My wife recently wrote a post about her sins of omission. And by contrast how I tended to sin more overtly with sins of commission.
Omission is not doing things you’re supposed to do. Commission is doing things you’re not supposed to do.
I suppose she’s right. I do sin a lot. I know I do. I talk a lot. I write a lot. I meet people. I put my foot in my mouth. I say dumb things. I offend others. I insert my opinion where it’s not wanted. I lie. I drink too many beers. I cuss sometimes. I’m mean to someone. I buy things I don’t need. I could go on and on of course.
And she’s right that sometimes I have confessed and repented. I wonder if it’s more than “normal.” I’m not sure. In some ways I think I have to fess up more often, but in other ways I think I might get a pass more than other people do. It’s hard for me to gauge frequency and depth of my heart compared to others. I certainly know even if I do confess and repent a lot, I don’t do it nearly enough. I sin far far far more than I would ever like to admit.
And certainly many of those sins – perhaps most – are sins of omission. How could I ever list the things I should have done but have not? How could I exhaust that topic?

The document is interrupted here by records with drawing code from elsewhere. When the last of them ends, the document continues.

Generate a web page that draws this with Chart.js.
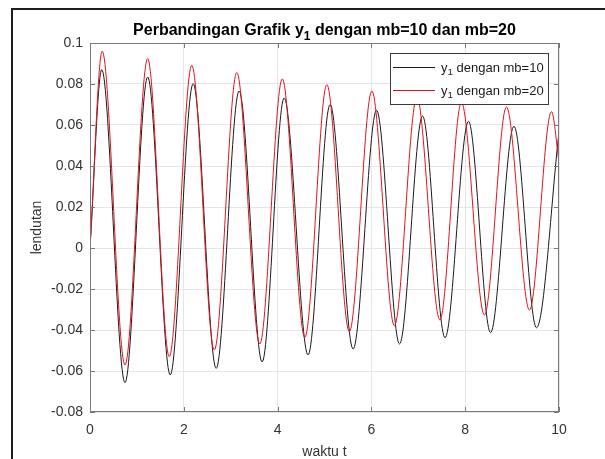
<!DOCTYPE html>
<html>
<head>
<meta charset="utf-8">
<script src="https://cdn.jsdelivr.net/npm/chart.js@4.4.1/dist/chart.umd.min.js"></script>
<style>
  html, body { margin: 0; padding: 0; background: #fff; }
  #wrap { position: relative; width: 605px; height: 459px; }
  #frame { position: absolute; left: 11px; top: 8px; right: 0; bottom: 0;
           border-top: 2px solid #1e1e1e; border-left: 2px solid #1e1e1e; pointer-events: none; }
</style>
</head>
<body>
<div id="wrap">
  <canvas id="myChart" width="605" height="459"></canvas>
  <div id="frame"></div>
</div>
<script>
// data: peaks / troughs of each curve
const t10 = [0, 0.25, 0.746, 1.23, 1.71, 2.20, 2.69, 3.18, 3.67, 4.14, 4.65, 5.12, 5.61, 6.11, 6.60, 7.09, 7.57, 8.07, 8.54, 9.04, 9.52, 10];
const y10 = [0, 0.087, -0.0657, 0.0834, -0.0619, 0.0802, -0.0587, 0.0766, -0.0556, 0.0732, -0.0522, 0.0700, -0.0493, 0.0672, -0.0468, 0.0644, -0.0438, 0.0618, -0.0413, 0.0594, -0.0389, 0.0566];

const t20 = [0, 0.26, 0.746, 1.23, 1.69, 2.17, 2.65, 3.13, 3.62, 4.10, 4.58, 5.05, 5.53, 6.01, 6.49, 6.97, 7.46, 7.92, 8.41, 8.88, 9.37, 9.84, 10];
const y20 = [0, 0.096, -0.0571, 0.0924, -0.0530, 0.0891, -0.0498, 0.0856, -0.0468, 0.0825, -0.0436, 0.0797, -0.0408, 0.0766, -0.0379, 0.0735, -0.0351, 0.0710, -0.0327, 0.0688, -0.0303, 0.0665, 0.042];

const xTicks = [0, 2, 4, 6, 8, 10];
const yTicks = [-0.08, -0.06, -0.04, -0.02, 0, 0.02, 0.04, 0.06, 0.08, 0.1];

const titleParts = ["Perbandingan Grafik y", "1", " dengan mb=10 dan mb=20"];
const legendParts = [["y", "1", " dengan mb=10"], ["y", "1", " dengan mb=20"]];

const FONT = "'Liberation Sans', Arial, Helvetica, sans-serif";
const AXIS = "#7a7a7a";

function pts(xs, ys) {
    return xs.map((x, i) => ({ x: x, y: ys[i] }));
}

// text with a subscript in the middle: [before, sub, after]
function drawSub(ctx, parts, x, y, size, bold, align) {
    const f = (s) => (bold ? "bold " : "") + s + "px " + FONT;
    ctx.font = f(size);
    const w0 = ctx.measureText(parts[0]).width;
    const w2 = ctx.measureText(parts[2]).width;
    ctx.font = f(size * 0.75);
    const w1 = ctx.measureText(parts[1]).width;
    let sx = x;
    if (align === "center") sx = x - (w0 + w1 + w2) / 2;
    ctx.textAlign = "left";
    ctx.textBaseline = "alphabetic";
    ctx.font = f(size);
    ctx.fillText(parts[0], sx, y);
    ctx.font = f(size * 0.75);
    ctx.fillText(parts[1], sx + w0, y + size * 0.3);
    ctx.font = f(size);
    ctx.fillText(parts[2], sx + w0 + w1, y);
}

const boxPlugin = {
    id: "boxPlugin",
    afterDatasetsDraw(chart) {
        const ctx = chart.ctx;
        const a = chart.chartArea;
        const xs = chart.scales.x, ys = chart.scales.y;
        ctx.save();
        ctx.strokeStyle = AXIS;
        ctx.lineWidth = 1;
        ctx.strokeRect(a.left + 0.5, a.top + 0.5, a.right - a.left - 1, a.bottom - a.top - 1);
        ctx.beginPath();
        xTicks.forEach((v) => {
            const px = Math.round(xs.getPixelForValue(v)) + 0.5;
            ctx.moveTo(px, a.bottom); ctx.lineTo(px, a.bottom - 5);
            ctx.moveTo(px, a.top); ctx.lineTo(px, a.top + 5);
        });
        yTicks.forEach((v) => {
            const py = Math.round(ys.getPixelForValue(v)) + 0.5;
            ctx.moveTo(a.left, py); ctx.lineTo(a.left + 5, py);
            ctx.moveTo(a.right, py); ctx.lineTo(a.right - 5, py);
        });
        ctx.stroke();

        // legend box, top right inside the axes
        const lx = 390, ly = 53, lw = 158, lh = 51;
        ctx.fillStyle = "#fff";
        ctx.fillRect(lx, ly, lw, lh);
        ctx.strokeStyle = "#3a3a3a";
        ctx.strokeRect(lx + 0.5, ly + 0.5, lw, lh);
        chart.data.datasets.forEach((ds, i) => {
            const yy = ly + 14 + i * 23;
            ctx.strokeStyle = ds.borderColor;
            ctx.lineWidth = 1;
            ctx.beginPath();
            ctx.moveTo(lx + 3, yy + 0.5);
            ctx.lineTo(lx + 45, yy + 0.5);
            ctx.stroke();
            ctx.fillStyle = "#1a1a1a";
            drawSub(ctx, legendParts[i], lx + 51, yy + 4.5, 13, false, "left");
        });

        // title
        ctx.fillStyle = "#000";
        drawSub(ctx, titleParts, (a.left + a.right) / 2, 35, 16, true, "center");
        ctx.restore();
    },
};

var ctx = document.getElementById("myChart").getContext("2d");
const myChart = new Chart(ctx, {
    type: "line",
    data: {
        datasets: [
            {
                label: "y1 dengan mb=10",
                data: pts(t10, y10),
                borderColor: "#1a1a1a",
                borderWidth: 1,
                pointRadius: 0,
                cubicInterpolationMode: "monotone",
                order: 1,
            },
            {
                label: "y1 dengan mb=20",
                data: pts(t20, y20),
                borderColor: "#e0141c",
                borderWidth: 1,
                pointRadius: 0,
                cubicInterpolationMode: "monotone",
                order: 0,
            },
        ],
    },
    options: {
        responsive: false,
        animation: false,
        layout: { padding: { left: 29, right: 46, top: 43, bottom: 0 } },
        plugins: {
            legend: { display: false },
            title: { display: false },
            tooltip: { enabled: false },
        },
        scales: {
            x: {
                type: "linear",
                min: 0,
                max: 10,
                afterFit: (s) => { s.height = 47; },
                afterBuildTicks: (s) => { s.ticks = xTicks.map((v) => ({ value: v })); },
                grid: { color: "#e6e6e6", drawTicks: false },
                border: { display: false },
                ticks: { font: { family: FONT, size: 14 }, color: "#333", padding: 10, maxRotation: 0 },
                title: { display: true, text: "waktu t", font: { family: FONT, size: 14 }, color: "#333", padding: { top: 0, bottom: -2 } },
            },
            y: {
                type: "linear",
                min: -0.08,
                max: 0.1,
                afterFit: (s) => { s.width = 61; },
                afterBuildTicks: (s) => { s.ticks = yTicks.map((v) => ({ value: v })); },
                grid: { color: "#e6e6e6", drawTicks: false },
                border: { display: false },
                ticks: {
                    font: { family: FONT, size: 14 },
                    color: "#333",
                    padding: 7,
                    callback: (v) => String(parseFloat(Number(v).toFixed(2))),
                },
                title: { display: true, text: "lendutan", font: { family: FONT, size: 14 }, color: "#333", padding: 0 },
            },
        },
    },
    plugins: [boxPlugin],
});
</script>
</body>
</html>
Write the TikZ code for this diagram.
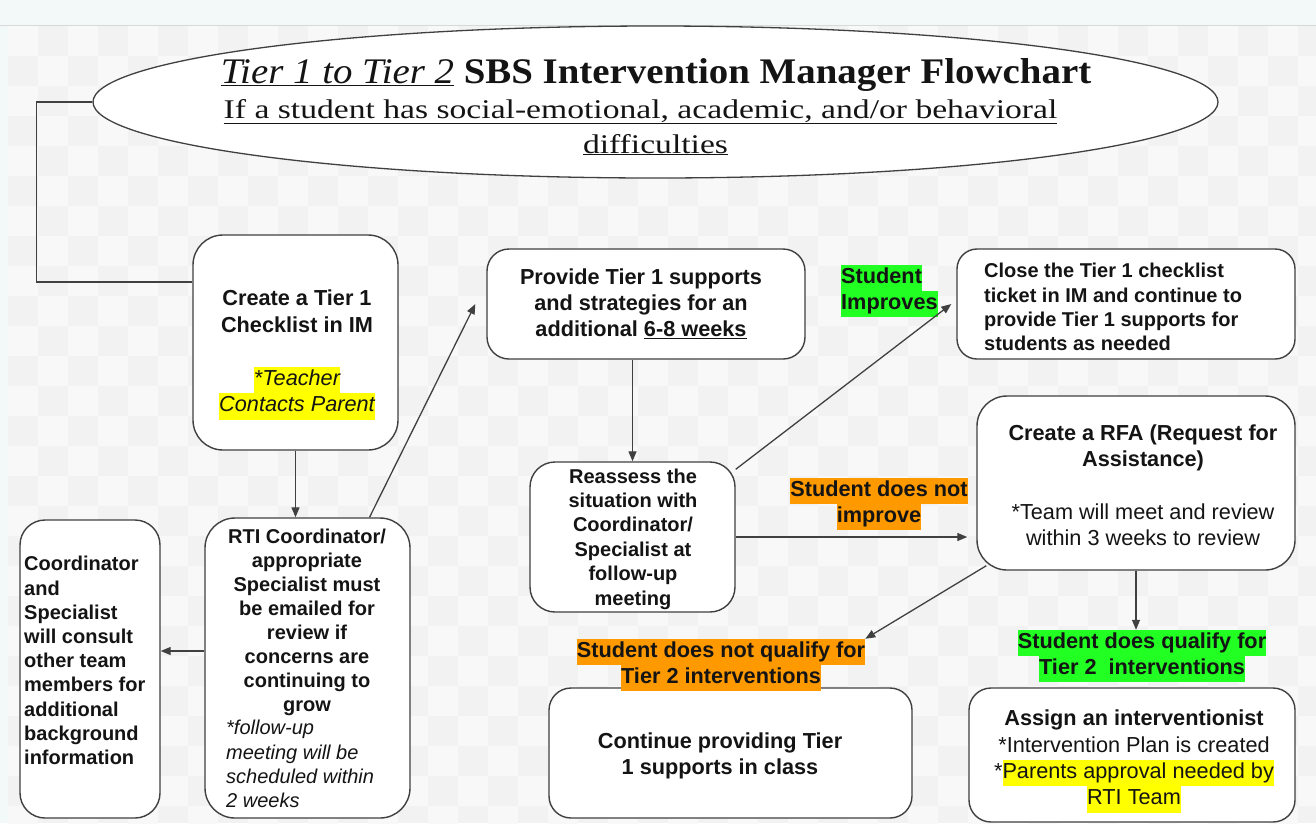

I also know that I sure wish I could be sinning less often and less boldly. I can’t stand the way I sin so much and so deeply. I wish I could head in more of the direction she admits in her blog, the one where fewer people know about it. I may not be better, but it sure seems easier. I’d probably cause less trouble that way, even if my heart were just as sick.
One other thing I’ve noticed is that some sins can attract a ton of attention while others scoot by. If you correct the “right” sins, you can only talk about those ones. People will focus on them. They’ll bring them up over and over. They’ll shine the light right there and only there. It’s another effective strategy for the frequent offender. Dodge the other deeper issues and let the one or two biggees lead the way.
I’d like to be a more frequent, more honest, more authentic repenter. May the Lord hasten the day when I can see more of my needy broken heart but then also more of him and less of me. That I could somehow do the right thing because he wants me to and rest in that. That I could experience his love instead of condemnation and shame. That I could walk in the light of grace and mercy and stand in his strength for me.